You may be forgiven for thinking that the most famous film company in history is in the tradition of Hasbro in being a combination of two different words or names. In fact, Kodak was not named after people named Kochinski and Herrendak. George Eastman (not to be confused with the character played by Montgomery Clift in A Place in the Sun), the alleged inventor of the Kodak camera, plucked the name Kodak out of thin air because it was “short, vigorous, could not be misspelt and, to satisfy trademark laws, meant nothing.” I think he may be wrong about part of that, but nonetheless Kodack remains a brand name recognized around the world.

The Ampersand

Ever wonder just how the symbol & came to represent the connective tissue of language? In fact, the ubiquitous ampersand is a holdover from the glory days of ancient Rome. The ampersand, and did you even know that & was called an ampersand, was made by merging the letters e and t (as in et tu, Brute) to create shorthand for and.
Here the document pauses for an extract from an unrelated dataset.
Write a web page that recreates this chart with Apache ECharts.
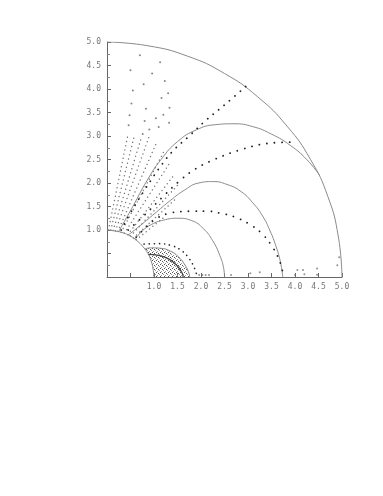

According to those who know better than I, the ampersand first made an appearance in writing in AD 70. And did you know that it is a symbol that is used to represent and in many other languages besides English?

Red Square

The famous landmark in Moscow is most closely associated with the reds known as Soviet Bolsheviks. In fact, the name of Red Square does not trace back to the 1917 revolution, but from a specific Russian word, krasnaya, which translates roughly into beautiful red. Red Square has been called that since the Dark Ages.